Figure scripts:

____

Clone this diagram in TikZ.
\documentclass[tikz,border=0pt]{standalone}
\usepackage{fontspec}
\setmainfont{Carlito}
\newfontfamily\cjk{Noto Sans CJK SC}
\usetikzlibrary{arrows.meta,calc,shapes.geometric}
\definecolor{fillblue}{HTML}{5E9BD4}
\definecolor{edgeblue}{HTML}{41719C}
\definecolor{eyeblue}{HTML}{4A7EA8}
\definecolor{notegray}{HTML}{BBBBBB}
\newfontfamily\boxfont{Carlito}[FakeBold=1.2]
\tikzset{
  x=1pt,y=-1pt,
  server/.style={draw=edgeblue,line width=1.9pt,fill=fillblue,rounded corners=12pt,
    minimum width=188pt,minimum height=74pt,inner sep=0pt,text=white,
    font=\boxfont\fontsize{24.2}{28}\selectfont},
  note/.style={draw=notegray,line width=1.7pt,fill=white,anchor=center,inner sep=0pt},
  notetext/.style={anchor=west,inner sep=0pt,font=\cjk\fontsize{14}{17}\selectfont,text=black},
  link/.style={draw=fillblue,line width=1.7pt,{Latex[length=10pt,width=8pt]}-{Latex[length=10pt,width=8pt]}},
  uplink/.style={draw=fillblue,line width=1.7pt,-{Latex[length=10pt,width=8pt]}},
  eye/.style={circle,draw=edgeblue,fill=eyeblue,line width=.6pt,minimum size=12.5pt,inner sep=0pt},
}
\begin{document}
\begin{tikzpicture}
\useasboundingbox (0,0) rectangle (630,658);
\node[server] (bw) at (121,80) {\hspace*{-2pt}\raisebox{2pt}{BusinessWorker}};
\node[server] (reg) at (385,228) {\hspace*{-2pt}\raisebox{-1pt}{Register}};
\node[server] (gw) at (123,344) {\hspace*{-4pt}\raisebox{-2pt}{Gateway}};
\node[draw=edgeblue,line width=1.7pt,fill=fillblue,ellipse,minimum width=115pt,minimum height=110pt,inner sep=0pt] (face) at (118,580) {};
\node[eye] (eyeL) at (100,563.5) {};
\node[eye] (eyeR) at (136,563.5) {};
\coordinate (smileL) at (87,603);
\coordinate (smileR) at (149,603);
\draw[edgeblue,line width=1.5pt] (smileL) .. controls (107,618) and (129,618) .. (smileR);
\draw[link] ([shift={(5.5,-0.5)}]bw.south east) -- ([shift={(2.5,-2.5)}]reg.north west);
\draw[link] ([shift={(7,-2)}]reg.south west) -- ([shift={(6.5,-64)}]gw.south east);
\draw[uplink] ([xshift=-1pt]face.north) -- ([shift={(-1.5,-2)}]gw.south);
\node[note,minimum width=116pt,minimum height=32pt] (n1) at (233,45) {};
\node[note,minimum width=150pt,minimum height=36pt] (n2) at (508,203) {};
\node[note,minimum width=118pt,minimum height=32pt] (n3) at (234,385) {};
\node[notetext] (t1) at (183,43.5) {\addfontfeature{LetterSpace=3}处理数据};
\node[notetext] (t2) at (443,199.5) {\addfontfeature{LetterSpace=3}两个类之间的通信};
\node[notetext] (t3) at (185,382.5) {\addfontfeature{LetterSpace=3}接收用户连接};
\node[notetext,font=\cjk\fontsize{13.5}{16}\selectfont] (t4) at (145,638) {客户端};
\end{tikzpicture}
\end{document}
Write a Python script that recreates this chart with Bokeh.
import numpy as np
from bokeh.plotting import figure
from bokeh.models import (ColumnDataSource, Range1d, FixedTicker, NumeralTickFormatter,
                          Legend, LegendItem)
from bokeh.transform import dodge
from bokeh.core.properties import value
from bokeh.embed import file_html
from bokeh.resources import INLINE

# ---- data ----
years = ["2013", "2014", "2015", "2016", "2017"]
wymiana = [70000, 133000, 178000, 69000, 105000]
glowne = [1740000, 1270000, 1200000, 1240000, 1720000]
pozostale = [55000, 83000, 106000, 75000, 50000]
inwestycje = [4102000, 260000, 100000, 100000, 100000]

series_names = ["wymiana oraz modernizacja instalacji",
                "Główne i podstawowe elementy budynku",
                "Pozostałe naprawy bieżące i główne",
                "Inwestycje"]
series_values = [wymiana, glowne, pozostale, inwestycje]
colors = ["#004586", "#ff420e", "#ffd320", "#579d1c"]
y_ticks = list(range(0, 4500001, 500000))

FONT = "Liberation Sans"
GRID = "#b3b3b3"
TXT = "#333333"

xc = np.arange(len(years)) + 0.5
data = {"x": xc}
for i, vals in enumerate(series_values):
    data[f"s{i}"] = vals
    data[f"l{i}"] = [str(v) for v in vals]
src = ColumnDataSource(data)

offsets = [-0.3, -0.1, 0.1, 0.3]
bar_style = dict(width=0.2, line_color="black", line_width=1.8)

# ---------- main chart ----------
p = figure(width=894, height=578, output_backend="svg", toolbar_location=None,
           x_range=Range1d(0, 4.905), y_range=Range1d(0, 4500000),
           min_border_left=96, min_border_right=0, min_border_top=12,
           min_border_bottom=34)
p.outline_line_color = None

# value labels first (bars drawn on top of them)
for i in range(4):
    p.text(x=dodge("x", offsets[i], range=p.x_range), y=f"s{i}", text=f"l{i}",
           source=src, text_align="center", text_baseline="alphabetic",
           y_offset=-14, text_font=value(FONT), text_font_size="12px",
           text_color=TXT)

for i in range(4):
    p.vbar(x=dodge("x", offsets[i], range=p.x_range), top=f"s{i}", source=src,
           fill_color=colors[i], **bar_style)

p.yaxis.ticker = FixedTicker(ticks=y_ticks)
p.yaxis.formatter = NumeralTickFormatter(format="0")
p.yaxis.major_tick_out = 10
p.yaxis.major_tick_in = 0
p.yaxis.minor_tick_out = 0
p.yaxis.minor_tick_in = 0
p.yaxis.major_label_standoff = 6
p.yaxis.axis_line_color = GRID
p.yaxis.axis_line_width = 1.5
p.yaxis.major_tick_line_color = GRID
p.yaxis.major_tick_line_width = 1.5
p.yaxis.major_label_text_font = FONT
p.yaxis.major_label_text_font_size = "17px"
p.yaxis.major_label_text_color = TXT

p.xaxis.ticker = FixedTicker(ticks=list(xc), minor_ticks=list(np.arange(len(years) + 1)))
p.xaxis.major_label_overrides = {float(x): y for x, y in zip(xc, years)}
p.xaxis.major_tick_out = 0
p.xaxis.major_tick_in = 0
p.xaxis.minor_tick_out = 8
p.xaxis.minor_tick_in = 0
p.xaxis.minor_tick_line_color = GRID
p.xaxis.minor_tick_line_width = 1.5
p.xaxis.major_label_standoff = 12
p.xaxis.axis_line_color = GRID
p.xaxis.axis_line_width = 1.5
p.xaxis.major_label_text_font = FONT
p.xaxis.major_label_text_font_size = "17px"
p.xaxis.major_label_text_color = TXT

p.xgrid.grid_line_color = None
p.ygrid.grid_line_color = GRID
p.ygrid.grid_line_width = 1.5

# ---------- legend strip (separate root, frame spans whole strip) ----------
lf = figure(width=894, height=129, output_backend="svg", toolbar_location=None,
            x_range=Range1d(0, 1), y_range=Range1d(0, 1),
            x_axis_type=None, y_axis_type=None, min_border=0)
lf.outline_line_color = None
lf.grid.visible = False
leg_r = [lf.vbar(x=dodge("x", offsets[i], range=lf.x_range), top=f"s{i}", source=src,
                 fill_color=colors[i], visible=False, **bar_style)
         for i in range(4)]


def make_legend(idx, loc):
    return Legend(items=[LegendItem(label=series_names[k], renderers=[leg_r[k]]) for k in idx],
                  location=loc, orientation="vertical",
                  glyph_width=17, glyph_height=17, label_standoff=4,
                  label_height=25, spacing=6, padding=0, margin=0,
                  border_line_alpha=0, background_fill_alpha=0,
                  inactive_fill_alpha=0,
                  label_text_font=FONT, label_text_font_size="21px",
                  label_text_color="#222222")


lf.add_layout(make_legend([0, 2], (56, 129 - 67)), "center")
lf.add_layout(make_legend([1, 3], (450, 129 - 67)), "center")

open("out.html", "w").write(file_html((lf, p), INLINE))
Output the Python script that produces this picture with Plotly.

____

EXERCISE BRIEF → In the listing above, locate the line containing "Write a Python" and the line containing "fill_color=colors[i], **bar_style)". Transcribe those two lines and everything between them, exactly as written.

FINAL RESULT →
Write a Python script that recreates this chart with Bokeh.
import numpy as np
from bokeh.plotting import figure
from bokeh.models import (ColumnDataSource, Range1d, FixedTicker, NumeralTickFormatter,
                          Legend, LegendItem)
from bokeh.transform import dodge
from bokeh.core.properties import value
from bokeh.embed import file_html
from bokeh.resources import INLINE

# ---- data ----
years = ["2013", "2014", "2015", "2016", "2017"]
wymiana = [70000, 133000, 178000, 69000, 105000]
glowne = [1740000, 1270000, 1200000, 1240000, 1720000]
pozostale = [55000, 83000, 106000, 75000, 50000]
inwestycje = [4102000, 260000, 100000, 100000, 100000]

series_names = ["wymiana oraz modernizacja instalacji",
                "Główne i podstawowe elementy budynku",
                "Pozostałe naprawy bieżące i główne",
                "Inwestycje"]
series_values = [wymiana, glowne, pozostale, inwestycje]
colors = ["#004586", "#ff420e", "#ffd320", "#579d1c"]
y_ticks = list(range(0, 4500001, 500000))

FONT = "Liberation Sans"
GRID = "#b3b3b3"
TXT = "#333333"

xc = np.arange(len(years)) + 0.5
data = {"x": xc}
for i, vals in enumerate(series_values):
    data[f"s{i}"] = vals
    data[f"l{i}"] = [str(v) for v in vals]
src = ColumnDataSource(data)

offsets = [-0.3, -0.1, 0.1, 0.3]
bar_style = dict(width=0.2, line_color="black", line_width=1.8)

# ---------- main chart ----------
p = figure(width=894, height=578, output_backend="svg", toolbar_location=None,
           x_range=Range1d(0, 4.905), y_range=Range1d(0, 4500000),
           min_border_left=96, min_border_right=0, min_border_top=12,
           min_border_bottom=34)
p.outline_line_color = None

# value labels first (bars drawn on top of them)
for i in range(4):
    p.text(x=dodge("x", offsets[i], range=p.x_range), y=f"s{i}", text=f"l{i}",
           source=src, text_align="center", text_baseline="alphabetic",
           y_offset=-14, text_font=value(FONT), text_font_size="12px",
           text_color=TXT)

for i in range(4):
    p.vbar(x=dodge("x", offsets[i], range=p.x_range), top=f"s{i}", source=src,
           fill_color=colors[i], **bar_style)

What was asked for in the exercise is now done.